Work instructions: Below are some records. Output the lines from the first one through the line that holds "1.7270, 1.7268, 1.7256]", exactly as written, with no pictures.

Dataset items:
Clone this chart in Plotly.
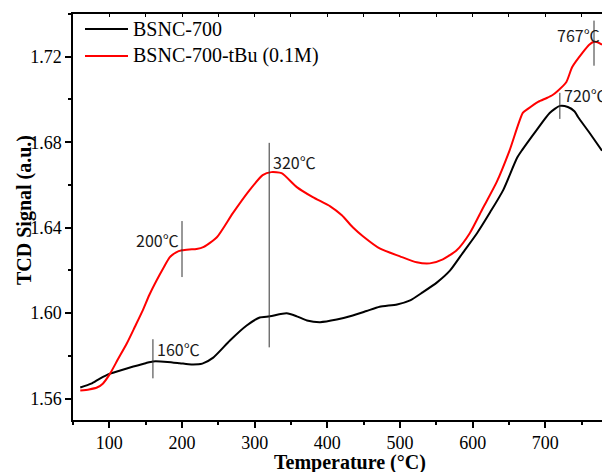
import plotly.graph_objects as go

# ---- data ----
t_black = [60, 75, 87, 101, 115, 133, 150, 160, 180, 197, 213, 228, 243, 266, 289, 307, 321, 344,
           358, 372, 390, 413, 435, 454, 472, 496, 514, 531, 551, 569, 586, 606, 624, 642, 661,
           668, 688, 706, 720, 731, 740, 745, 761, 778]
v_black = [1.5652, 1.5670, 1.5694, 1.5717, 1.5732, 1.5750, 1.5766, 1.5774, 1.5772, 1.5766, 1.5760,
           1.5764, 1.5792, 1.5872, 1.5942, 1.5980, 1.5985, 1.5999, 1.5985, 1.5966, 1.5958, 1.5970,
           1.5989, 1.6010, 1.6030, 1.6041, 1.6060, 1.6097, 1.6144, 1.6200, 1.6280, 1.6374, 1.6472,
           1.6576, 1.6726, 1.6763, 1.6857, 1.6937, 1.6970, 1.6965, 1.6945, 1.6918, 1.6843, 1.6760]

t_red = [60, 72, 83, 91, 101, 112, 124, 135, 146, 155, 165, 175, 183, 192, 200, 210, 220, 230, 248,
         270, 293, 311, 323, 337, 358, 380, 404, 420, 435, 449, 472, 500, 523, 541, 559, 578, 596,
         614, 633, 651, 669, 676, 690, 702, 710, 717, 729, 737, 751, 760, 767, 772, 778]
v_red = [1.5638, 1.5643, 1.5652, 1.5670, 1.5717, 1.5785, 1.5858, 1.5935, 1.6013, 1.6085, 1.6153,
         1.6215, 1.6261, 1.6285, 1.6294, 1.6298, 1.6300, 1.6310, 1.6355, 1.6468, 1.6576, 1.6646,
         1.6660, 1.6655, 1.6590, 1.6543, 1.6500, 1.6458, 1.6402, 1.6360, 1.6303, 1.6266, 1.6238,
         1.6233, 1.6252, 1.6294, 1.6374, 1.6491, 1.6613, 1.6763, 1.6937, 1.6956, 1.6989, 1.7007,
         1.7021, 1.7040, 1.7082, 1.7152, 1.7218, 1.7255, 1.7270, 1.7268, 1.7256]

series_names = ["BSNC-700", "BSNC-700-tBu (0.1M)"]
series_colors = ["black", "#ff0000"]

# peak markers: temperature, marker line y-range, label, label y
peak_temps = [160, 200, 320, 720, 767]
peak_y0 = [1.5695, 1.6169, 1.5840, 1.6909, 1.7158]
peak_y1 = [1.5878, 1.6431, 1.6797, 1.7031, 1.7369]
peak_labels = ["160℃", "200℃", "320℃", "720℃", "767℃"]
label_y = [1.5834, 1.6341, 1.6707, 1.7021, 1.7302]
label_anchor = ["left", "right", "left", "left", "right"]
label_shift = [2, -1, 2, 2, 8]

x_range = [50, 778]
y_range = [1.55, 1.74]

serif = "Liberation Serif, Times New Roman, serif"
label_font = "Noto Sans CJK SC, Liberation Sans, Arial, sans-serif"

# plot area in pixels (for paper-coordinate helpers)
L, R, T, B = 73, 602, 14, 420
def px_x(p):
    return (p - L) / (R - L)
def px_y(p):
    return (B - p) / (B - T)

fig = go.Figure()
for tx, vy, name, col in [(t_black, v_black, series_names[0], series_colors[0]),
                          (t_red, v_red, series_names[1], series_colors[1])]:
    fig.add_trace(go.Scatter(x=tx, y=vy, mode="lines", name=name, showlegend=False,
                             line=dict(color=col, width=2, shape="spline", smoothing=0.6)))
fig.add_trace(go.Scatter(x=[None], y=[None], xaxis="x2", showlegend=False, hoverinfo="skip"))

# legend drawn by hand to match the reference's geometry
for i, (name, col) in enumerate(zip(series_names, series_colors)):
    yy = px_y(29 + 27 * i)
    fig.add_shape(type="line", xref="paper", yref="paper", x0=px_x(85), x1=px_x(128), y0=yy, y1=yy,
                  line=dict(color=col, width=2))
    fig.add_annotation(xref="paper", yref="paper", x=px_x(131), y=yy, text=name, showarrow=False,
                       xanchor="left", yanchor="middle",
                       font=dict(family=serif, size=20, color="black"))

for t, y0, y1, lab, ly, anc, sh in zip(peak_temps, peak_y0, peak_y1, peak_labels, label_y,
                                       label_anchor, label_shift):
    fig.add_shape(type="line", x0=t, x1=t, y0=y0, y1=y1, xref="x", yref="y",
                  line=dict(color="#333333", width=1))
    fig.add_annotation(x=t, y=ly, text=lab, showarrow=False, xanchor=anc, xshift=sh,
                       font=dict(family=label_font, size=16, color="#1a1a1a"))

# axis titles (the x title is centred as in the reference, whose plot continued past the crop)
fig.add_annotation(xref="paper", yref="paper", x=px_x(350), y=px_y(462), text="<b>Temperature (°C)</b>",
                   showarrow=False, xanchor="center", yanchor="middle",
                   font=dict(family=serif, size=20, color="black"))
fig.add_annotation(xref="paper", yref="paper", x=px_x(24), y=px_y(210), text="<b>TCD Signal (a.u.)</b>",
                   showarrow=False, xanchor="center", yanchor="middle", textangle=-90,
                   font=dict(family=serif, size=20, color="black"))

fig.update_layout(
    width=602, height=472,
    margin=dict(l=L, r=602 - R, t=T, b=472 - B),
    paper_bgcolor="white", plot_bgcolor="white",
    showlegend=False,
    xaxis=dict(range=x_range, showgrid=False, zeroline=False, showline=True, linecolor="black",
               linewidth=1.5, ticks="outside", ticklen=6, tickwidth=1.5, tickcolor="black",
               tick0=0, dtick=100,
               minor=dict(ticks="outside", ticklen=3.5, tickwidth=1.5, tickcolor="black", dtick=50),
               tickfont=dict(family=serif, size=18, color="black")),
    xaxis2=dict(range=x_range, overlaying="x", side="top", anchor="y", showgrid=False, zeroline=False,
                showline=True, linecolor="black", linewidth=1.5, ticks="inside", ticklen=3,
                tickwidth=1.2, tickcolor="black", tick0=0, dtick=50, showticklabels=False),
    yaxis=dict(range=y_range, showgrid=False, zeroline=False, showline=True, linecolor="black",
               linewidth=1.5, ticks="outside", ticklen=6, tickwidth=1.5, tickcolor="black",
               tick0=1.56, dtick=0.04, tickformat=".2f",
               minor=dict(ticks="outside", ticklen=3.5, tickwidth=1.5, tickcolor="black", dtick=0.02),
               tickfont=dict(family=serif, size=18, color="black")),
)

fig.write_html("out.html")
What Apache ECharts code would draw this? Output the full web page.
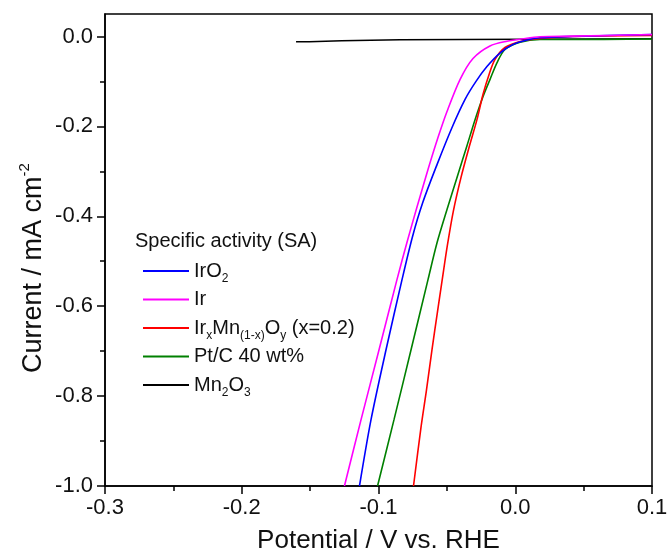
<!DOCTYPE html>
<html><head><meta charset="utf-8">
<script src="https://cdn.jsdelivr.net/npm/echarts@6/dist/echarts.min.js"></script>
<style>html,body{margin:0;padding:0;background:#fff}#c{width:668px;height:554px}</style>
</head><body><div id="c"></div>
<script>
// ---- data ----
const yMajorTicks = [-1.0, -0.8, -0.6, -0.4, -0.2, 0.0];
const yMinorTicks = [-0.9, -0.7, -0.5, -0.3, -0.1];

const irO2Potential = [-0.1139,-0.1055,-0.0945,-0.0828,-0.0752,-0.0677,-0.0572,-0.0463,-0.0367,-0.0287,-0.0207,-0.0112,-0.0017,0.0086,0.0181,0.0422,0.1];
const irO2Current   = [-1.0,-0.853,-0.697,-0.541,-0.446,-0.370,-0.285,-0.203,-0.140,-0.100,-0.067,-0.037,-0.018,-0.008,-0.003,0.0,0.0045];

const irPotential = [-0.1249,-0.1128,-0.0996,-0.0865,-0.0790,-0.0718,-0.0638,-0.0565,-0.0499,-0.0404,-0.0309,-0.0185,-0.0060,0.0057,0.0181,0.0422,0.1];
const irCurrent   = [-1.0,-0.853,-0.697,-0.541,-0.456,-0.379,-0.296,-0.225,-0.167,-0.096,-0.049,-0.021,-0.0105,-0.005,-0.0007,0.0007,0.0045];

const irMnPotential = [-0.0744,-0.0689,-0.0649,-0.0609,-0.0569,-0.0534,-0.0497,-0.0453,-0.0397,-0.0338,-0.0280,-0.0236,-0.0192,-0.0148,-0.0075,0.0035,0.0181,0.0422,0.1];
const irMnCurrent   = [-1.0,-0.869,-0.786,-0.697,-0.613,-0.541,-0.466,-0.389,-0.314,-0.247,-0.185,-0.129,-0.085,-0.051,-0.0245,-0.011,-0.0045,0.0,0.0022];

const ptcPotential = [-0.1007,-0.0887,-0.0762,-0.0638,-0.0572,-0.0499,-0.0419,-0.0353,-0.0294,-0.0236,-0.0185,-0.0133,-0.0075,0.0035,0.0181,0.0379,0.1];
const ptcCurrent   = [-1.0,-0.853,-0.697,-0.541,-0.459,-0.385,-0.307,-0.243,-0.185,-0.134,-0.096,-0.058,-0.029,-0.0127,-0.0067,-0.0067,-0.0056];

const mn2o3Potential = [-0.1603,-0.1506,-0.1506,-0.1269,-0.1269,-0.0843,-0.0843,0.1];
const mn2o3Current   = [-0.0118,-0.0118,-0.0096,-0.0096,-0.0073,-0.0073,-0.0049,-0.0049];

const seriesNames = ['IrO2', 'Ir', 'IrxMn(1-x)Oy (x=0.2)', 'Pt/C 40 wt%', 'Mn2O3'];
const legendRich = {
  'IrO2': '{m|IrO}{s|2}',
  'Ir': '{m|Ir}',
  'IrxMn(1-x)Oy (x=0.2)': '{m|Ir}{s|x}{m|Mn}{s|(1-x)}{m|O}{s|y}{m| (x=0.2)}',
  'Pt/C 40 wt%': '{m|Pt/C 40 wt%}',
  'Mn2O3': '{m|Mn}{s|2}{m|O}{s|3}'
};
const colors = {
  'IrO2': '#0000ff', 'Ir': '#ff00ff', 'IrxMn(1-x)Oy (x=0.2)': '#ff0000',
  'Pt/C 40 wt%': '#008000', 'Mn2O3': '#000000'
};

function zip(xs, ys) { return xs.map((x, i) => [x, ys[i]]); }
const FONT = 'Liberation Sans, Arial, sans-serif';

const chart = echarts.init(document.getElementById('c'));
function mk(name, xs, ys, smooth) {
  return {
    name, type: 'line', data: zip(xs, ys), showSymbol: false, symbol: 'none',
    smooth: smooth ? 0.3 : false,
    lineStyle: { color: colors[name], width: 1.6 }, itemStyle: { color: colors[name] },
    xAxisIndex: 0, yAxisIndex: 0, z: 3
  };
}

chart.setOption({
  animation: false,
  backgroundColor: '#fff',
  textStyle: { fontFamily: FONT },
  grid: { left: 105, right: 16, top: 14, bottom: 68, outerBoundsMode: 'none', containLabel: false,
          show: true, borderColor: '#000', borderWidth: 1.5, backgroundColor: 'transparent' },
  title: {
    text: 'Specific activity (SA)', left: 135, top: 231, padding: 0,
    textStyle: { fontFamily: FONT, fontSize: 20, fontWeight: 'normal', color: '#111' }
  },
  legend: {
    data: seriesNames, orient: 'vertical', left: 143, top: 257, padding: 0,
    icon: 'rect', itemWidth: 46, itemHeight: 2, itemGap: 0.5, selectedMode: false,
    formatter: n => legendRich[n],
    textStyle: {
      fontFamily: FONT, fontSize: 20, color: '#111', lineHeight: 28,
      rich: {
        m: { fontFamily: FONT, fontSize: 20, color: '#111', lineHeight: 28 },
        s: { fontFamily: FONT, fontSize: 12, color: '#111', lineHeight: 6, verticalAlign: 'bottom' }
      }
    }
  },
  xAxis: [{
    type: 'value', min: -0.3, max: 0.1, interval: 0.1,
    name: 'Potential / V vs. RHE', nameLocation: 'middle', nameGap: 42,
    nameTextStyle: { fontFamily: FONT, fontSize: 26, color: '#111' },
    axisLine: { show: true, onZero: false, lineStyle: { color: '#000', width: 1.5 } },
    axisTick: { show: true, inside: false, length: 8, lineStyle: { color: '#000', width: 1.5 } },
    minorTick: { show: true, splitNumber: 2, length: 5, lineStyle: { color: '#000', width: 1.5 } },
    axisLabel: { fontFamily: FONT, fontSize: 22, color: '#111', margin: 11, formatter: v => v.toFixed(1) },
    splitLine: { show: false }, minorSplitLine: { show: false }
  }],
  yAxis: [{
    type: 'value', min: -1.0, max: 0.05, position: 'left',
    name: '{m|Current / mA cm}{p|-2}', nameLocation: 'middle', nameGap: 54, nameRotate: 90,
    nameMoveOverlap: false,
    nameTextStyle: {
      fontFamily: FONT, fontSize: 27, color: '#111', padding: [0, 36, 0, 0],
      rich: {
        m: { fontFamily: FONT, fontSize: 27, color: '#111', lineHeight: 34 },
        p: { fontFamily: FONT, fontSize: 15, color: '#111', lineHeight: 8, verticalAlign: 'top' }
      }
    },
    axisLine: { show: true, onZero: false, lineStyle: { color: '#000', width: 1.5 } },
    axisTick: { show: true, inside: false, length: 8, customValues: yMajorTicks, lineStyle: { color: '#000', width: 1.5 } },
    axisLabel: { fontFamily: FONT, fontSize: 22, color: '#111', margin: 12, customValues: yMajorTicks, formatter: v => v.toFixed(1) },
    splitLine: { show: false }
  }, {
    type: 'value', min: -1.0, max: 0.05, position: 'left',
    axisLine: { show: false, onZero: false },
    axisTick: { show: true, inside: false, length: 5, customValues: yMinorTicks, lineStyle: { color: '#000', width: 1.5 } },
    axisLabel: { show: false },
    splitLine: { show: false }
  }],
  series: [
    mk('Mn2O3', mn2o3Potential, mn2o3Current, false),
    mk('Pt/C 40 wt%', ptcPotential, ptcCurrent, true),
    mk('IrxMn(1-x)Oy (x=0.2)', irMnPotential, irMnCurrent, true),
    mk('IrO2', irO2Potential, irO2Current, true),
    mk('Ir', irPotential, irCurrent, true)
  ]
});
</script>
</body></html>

Answer to the problem:
Clone this chart in Plotly.
import plotly.graph_objects as go

# ---- data ----
t_black = [60, 75, 87, 101, 115, 133, 150, 160, 180, 197, 213, 228, 243, 266, 289, 307, 321, 344,
           358, 372, 390, 413, 435, 454, 472, 496, 514, 531, 551, 569, 586, 606, 624, 642, 661,
           668, 688, 706, 720, 731, 740, 745, 761, 778]
v_black = [1.5652, 1.5670, 1.5694, 1.5717, 1.5732, 1.5750, 1.5766, 1.5774, 1.5772, 1.5766, 1.5760,
           1.5764, 1.5792, 1.5872, 1.5942, 1.5980, 1.5985, 1.5999, 1.5985, 1.5966, 1.5958, 1.5970,
           1.5989, 1.6010, 1.6030, 1.6041, 1.6060, 1.6097, 1.6144, 1.6200, 1.6280, 1.6374, 1.6472,
           1.6576, 1.6726, 1.6763, 1.6857, 1.6937, 1.6970, 1.6965, 1.6945, 1.6918, 1.6843, 1.6760]

t_red = [60, 72, 83, 91, 101, 112, 124, 135, 146, 155, 165, 175, 183, 192, 200, 210, 220, 230, 248,
         270, 293, 311, 323, 337, 358, 380, 404, 420, 435, 449, 472, 500, 523, 541, 559, 578, 596,
         614, 633, 651, 669, 676, 690, 702, 710, 717, 729, 737, 751, 760, 767, 772, 778]
v_red = [1.5638, 1.5643, 1.5652, 1.5670, 1.5717, 1.5785, 1.5858, 1.5935, 1.6013, 1.6085, 1.6153,
         1.6215, 1.6261, 1.6285, 1.6294, 1.6298, 1.6300, 1.6310, 1.6355, 1.6468, 1.6576, 1.6646,
         1.6660, 1.6655, 1.6590, 1.6543, 1.6500, 1.6458, 1.6402, 1.6360, 1.6303, 1.6266, 1.6238,
         1.6233, 1.6252, 1.6294, 1.6374, 1.6491, 1.6613, 1.6763, 1.6937, 1.6956, 1.6989, 1.7007,
         1.7021, 1.7040, 1.7082, 1.7152, 1.7218, 1.7255, 1.7270, 1.7268, 1.7256]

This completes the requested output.